Sharon spoke in a Westminster Hall debate, called by West Ham MP Lyn Brown, on the contribution of the Bow Match Women to industrial and political history.
Mrs Sharon Hodgson (Washington and Sunderland West) (Lab): I congratulate my hon. Friend the Member for West Ham (Lyn Brown) on her excellent and moving speech. I am feeling emotional after her final words. This is an important debate on the history of women in the trade union movement and politics more generally. My hon. Friend’s case for greater recognition of such trailblazers by the Government was extremely well argued.
The story of the match girls and women played a formative part in the development of my political beliefs and eventual political engagement, both as a trade unionist and later as a politician. At school, during my history O-level, I remember learning about the terrible conditions endured by the young women of the Bryant & May match factory in Bow, some of whom were a lot younger than I was at the time. Those conditions involved 14-hour days and harsh fines for missed work days, and there were the terrible health implications of working with white phosphorus, which led to phossy jaw and blindness, as we heard from my hon. Friend.

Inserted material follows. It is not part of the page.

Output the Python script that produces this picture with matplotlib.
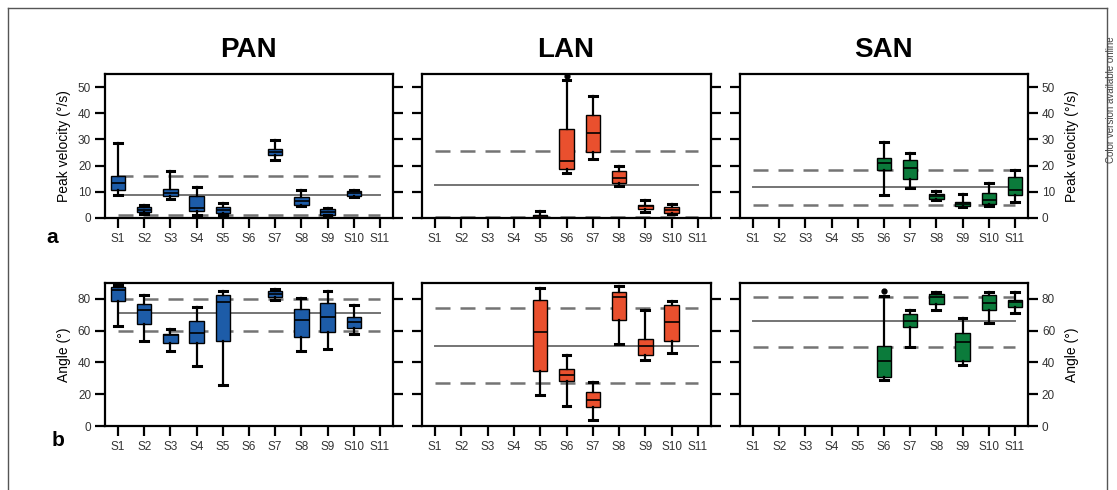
import matplotlib.pyplot as plt
from matplotlib.lines import Line2D

plt.rcParams['font.family'] = ['Liberation Sans', 'DejaVu Sans']

subjects = ['S1', 'S2', 'S3', 'S4', 'S5', 'S6', 'S7', 'S8', 'S9', 'S10', 'S11']

# box stats per subject: (whisker low, q1, median, q3, whisker high), None = no data
pan_vel = [(8.7, 10.6, 13.4, 16.0, 28.8), (1.5, 2.2, 3.2, 4.2, 5.0), (7.3, 8.3, 9.7, 10.9, 17.9),
           (1.3, 2.6, 3.8, 8.3, 11.9), (1.3, 1.9, 2.9, 4.1, 5.9), None, (22.1, 24.2, 25.3, 26.3, 29.8),
           (4.5, 4.9, 6.5, 8.1, 10.6), (1.0, 1.3, 2.3, 3.3, 4.0), (8.0, 8.4, 9.6, 10.5, 10.6), None]
lan_vel = [None, None, None, None, (0.0, 0.0, 0.8, 1.3, 2.6), (17.3, 18.9, 21.9, 33.9, 52.6),
           (22.4, 25.3, 32.6, 39.5, 46.7), (12.1, 13.2, 15.2, 17.9, 19.8), (2.3, 3.5, 4.5, 5.0, 6.8),
           (1.5, 2.0, 3.2, 4.2, 5.2), None]
san_vel = [None, None, None, None, None, (8.7, 18.5, 21.1, 23.1, 29.0), (11.5, 15.0, 19.1, 22.1, 24.7),
           (6.8, 7.3, 8.3, 9.0, 10.2), (4.2, 4.6, 5.5, 6.1, 9.0), (4.6, 5.2, 7.0, 9.7, 13.2),
           (6.1, 8.8, 10.6, 15.5, 18.5)]

pan_ang = [(63.2, 78.5, 85.7, 87.3, 89.0), (53.8, 63.9, 73.3, 76.9, 82.5), (47.1, 52.4, 57.0, 58.0, 61.2),
           (37.7, 52.1, 58.4, 65.8, 74.8), (25.5, 53.4, 77.9, 82.7, 85.2), None, (79.4, 81.5, 83.1, 84.8, 86.1),
           (47.1, 56.3, 67.0, 73.7, 80.4), (48.2, 59.1, 68.9, 77.3, 85.2), (57.6, 61.8, 65.3, 68.5, 76.4), None]
lan_ang = [None, None, None, None, (19.3, 34.6, 59.1, 79.4, 86.9), (12.4, 28.3, 31.8, 35.8, 44.4),
           (4.0, 11.9, 16.5, 21.4, 27.6), (51.7, 66.4, 81.0, 84.2, 88.0), (41.7, 45.0, 50.1, 54.5, 73.1),
           (45.9, 53.8, 65.3, 76.2, 78.5), None]
san_ang = [None, None, None, None, None, (29.1, 30.8, 40.6, 50.3, 82.1), (49.6, 62.2, 66.0, 70.6, 73.1),
           (73.3, 76.9, 81.0, 83.1, 84.6), (38.1, 40.8, 52.8, 58.8, 68.1), (64.7, 72.7, 77.3, 82.7, 84.6),
           (71.2, 74.8, 77.9, 79.4, 84.6)]

# outliers: subject index (1-based) -> values
lan_vel_out = {6: [54.3]}
san_ang_out = {6: [84.8]}

# reference lines: (lower dashed, mean solid, upper dashed)
pan_vel_ref = (1.0, 8.7, 16.1)
lan_vel_ref = (0.3, 12.7, 25.6)
san_vel_ref = (5.1, 11.8, 18.5)
pan_ang_ref = (60.1, 71.0, 80.2)
lan_ang_ref = (27.0, 50.5, 74.1)
san_ang_ref = (49.6, 65.8, 81.5)

colors = {'PAN': '#1d5ca8', 'LAN': '#e9502e', 'SAN': '#0b7b3b'}

W, H = 1117, 490
fig = plt.figure(figsize=(W / 100, H / 100), dpi=100)


def px_axes(left, right, top, bottom):
    return fig.add_axes([left / W, 1 - bottom / H, (right - left) / W, (bottom - top) / H])


def draw(ax, stats, ref, color, ylim, yticks, outliers, side):
    items, pos = [], []
    for i, s in enumerate(stats):
        if s is None:
            continue
        lo, q1, med, q3, hi = s
        items.append(dict(whislo=lo, q1=q1, med=med, q3=q3, whishi=hi,
                          fliers=outliers.get(i + 1, [])))
        pos.append(i + 1)
    ax.bxp(items, positions=pos, widths=0.55, patch_artist=True, showfliers=True,
           boxprops=dict(facecolor=color, edgecolor='black', lw=1),
           medianprops=dict(color='black', lw=1.2),
           whiskerprops=dict(color='black', lw=1.6),
           capprops=dict(color='black', lw=2.2), capwidths=0.3,
           flierprops=dict(marker='o', ms=3.5, mfc='black', mec='black'))
    lo, mean, hi = ref
    ax.plot([1, 11], [mean, mean], color='#747474', lw=1.4, zorder=1)
    for v in (lo, hi):
        ax.plot([1, 11], [v, v], color='#747474', lw=1.8, dashes=(6, 4), zorder=1)
    ax.set_xlim(0.5, 11.5)
    ax.set_ylim(*ylim)
    ax.set_xticks(range(1, 12))
    ax.set_xticklabels(subjects)
    ax.set_yticks(yticks)
    for sp in ax.spines.values():
        sp.set_linewidth(1.6)
    ax.tick_params(axis='both', direction='out', length=7, width=1.6, labelsize=8.5,
                   labelcolor='#333333', left=True, right=True,
                   labelleft=(side == 'left'), labelright=(side == 'right'))
    ax.tick_params(axis='x', pad=4)
    ax.tick_params(axis='y', pad=3)


lefts = [(105, 393), (422, 711), (740, 1028)]
names = ['PAN', 'LAN', 'SAN']
sides = ['left', 'none', 'right']
vel = [pan_vel, lan_vel, san_vel]
ang = [pan_ang, lan_ang, san_ang]
vel_ref = [pan_vel_ref, lan_vel_ref, san_vel_ref]
ang_ref = [pan_ang_ref, lan_ang_ref, san_ang_ref]
vel_out = [{}, lan_vel_out, {}]
ang_out = [{}, {}, san_ang_out]

for k in range(3):
    l, r = lefts[k]
    ax_a = px_axes(l, r, 74, 218)
    draw(ax_a, vel[k], vel_ref[k], colors[names[k]], (0, 55), range(0, 51, 10), vel_out[k], sides[k])
    ax_b = px_axes(l, r, 283, 426)
    draw(ax_b, ang[k], ang_ref[k], colors[names[k]], (0, 90), range(0, 81, 20), ang_out[k], sides[k])
    fig.text((l + r) / 2 / W - 1 / W, 1 - 50 / H, names[k], ha='center', va='center',
             fontsize=20, fontweight='bold')
    if sides[k] == 'left':
        ax_a.set_ylabel('Peak velocity (°/s)', fontsize=10, labelpad=5)
        ax_b.set_ylabel('Angle (°)', fontsize=10, labelpad=5)
    elif sides[k] == 'right':
        ax_a.yaxis.set_label_position('right')
        ax_b.yaxis.set_label_position('right')
        ax_a.set_ylabel('Peak velocity (°/s)', fontsize=10, labelpad=7)
        ax_b.set_ylabel('Angle (°)', fontsize=10, labelpad=7)

fig.text(52 / W, 1 - 237 / H, 'a', fontsize=15, fontweight='bold', ha='center', va='center')
fig.text(58 / W, 1 - 440 / H, 'b', fontsize=15, fontweight='bold', ha='center', va='center')

# outer frame and side note
frame = dict(color='#555555', lw=1, transform=fig.transFigure)
fig.add_artist(Line2D([8 / W, 8 / W], [0, 1 - 8 / H], **frame))
fig.add_artist(Line2D([8 / W, 1107 / W], [1 - 8 / H, 1 - 8 / H], **frame))
fig.add_artist(Line2D([1107 / W, 1107 / W], [0, 1 - 8 / H], **frame))
fig.text(1106 / W, 1 - 100 / H, 'Color version available online', rotation=90,
         ha='left', va='center', fontsize=7, color='#444444')

fig.savefig('out.png', dpi=100)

While learning about those extraordinary women and girls and relating their struggle to my own experience as a working-class girl living and working in north-east England, I began to understand and appreciate the necessity for collective action and a strong trade union movement. I felt that it was a case of “There but for the grace of God go I”, and I appreciated what they and others had achieved for people like me. I was poor, but I could still get a good education and a good job with safe working conditions. My first job was in the office at a Tyneside glass factory, so the comparison is not so far-fetched.
I agree with my hon. Friend that we should recognise the significant help of Fabian socialists such as Annie Besant. Ultimately, however, as my hon. Friend said, that event in our labour history was one of ordinary working class women collectively organising and acting to change their pay and working conditions. History is written by the victors, so working class women have been written out of it regularly, but this was a momentous victory, although it is still not featured as a significant moment in our industrial and political history. The match women and girls simply do not receive the recognition that they deserve.
The late 19th century was a period of fervent political action by workers: there was the rebirth of the trade union movement that we know today, following the actions of the Tolpuddle martyrs; the beginnings of the women’s suffrage movement; and the formation of the British Labour party. Yet the match women of the east end of London are regularly overlooked in the history of the period, and their significance is ignored. Trade unions were not decriminalised in Britain until 1871, after decades of repression by the political and industrial elites, but it was the match women and their collective action in Bow that encouraged other workers in the east end and the wider country to collectivise and to create trade unions.
Working class women standing up to powerful factory owners during a period when women were largely excluded from public life, and reigniting an appetite for collective action and trade unionism, is such a significant and extraordinary feat that we should certainly recognise it. Henry Snell, a supporter of the match girls and former MP for Woolwich, said:
"The number affected was quite small, but the matchgirls’ strike had an influence upon the minds of the workers which entitles it to be regarded as one of the most important events in the history of labour organisation in any country”.
It certainly had a huge influence on me, and is definitely one of the reasons why I am standing here today. As we all know, it is important to understand and recognise our history so that it does not repeat itself, and the story of the match girls is a part of that tradition. It is a story that reverberates with us today, both here and abroad.
We hear regular jokes and stories, some emanating from Government, about health and safety regulations “gone mad”, or the need to cut the “red tape” put in place to improve and protect the working conditions of British workers, but that prompts the question: where would we be without that much-maligned red tape, the vast majority of which has been so hard fought for over the past 100 years? The answer can be seen in developing countries such as Bangladesh, where, earlier this year, we saw thousands of women and men dragged, dead and injured, from the rubble of a collapsed factory used by well-known high street retailers. A report commissioned by the Bangladesh Government found that there had been more than 400 violations of work practices and safety standards. It is not too much of a stretch to say that, were it not for the trade union movement in this country, the health and safety of British workers would be similarly ignored.
Factory life in Britain during the industrial revolution was arduous and back-breaking, but for the men and women working in the coal mines of the north-east, the cotton mills of Yorkshire, or the matchstick factories of Bow, trade unions and collective action gave them a voice when previously they had been voiceless, and that voice won them better working conditions and a fairer share of the wealth that they were creating. Whether workers and trade unions in Britain who continue to fight to improve and maintain those conditions in this country, or those abroad who are struggling to improve conditions, everyone can glean inspiration from the match women and girls, who taught us about the positive impact that collective action, a little tenacity and a lot of bravery can have. I for one honour their memory, and thank them for being my inspiration. It is only right that the Government should also recognise their contribution, and I look forward to the Minister’s response.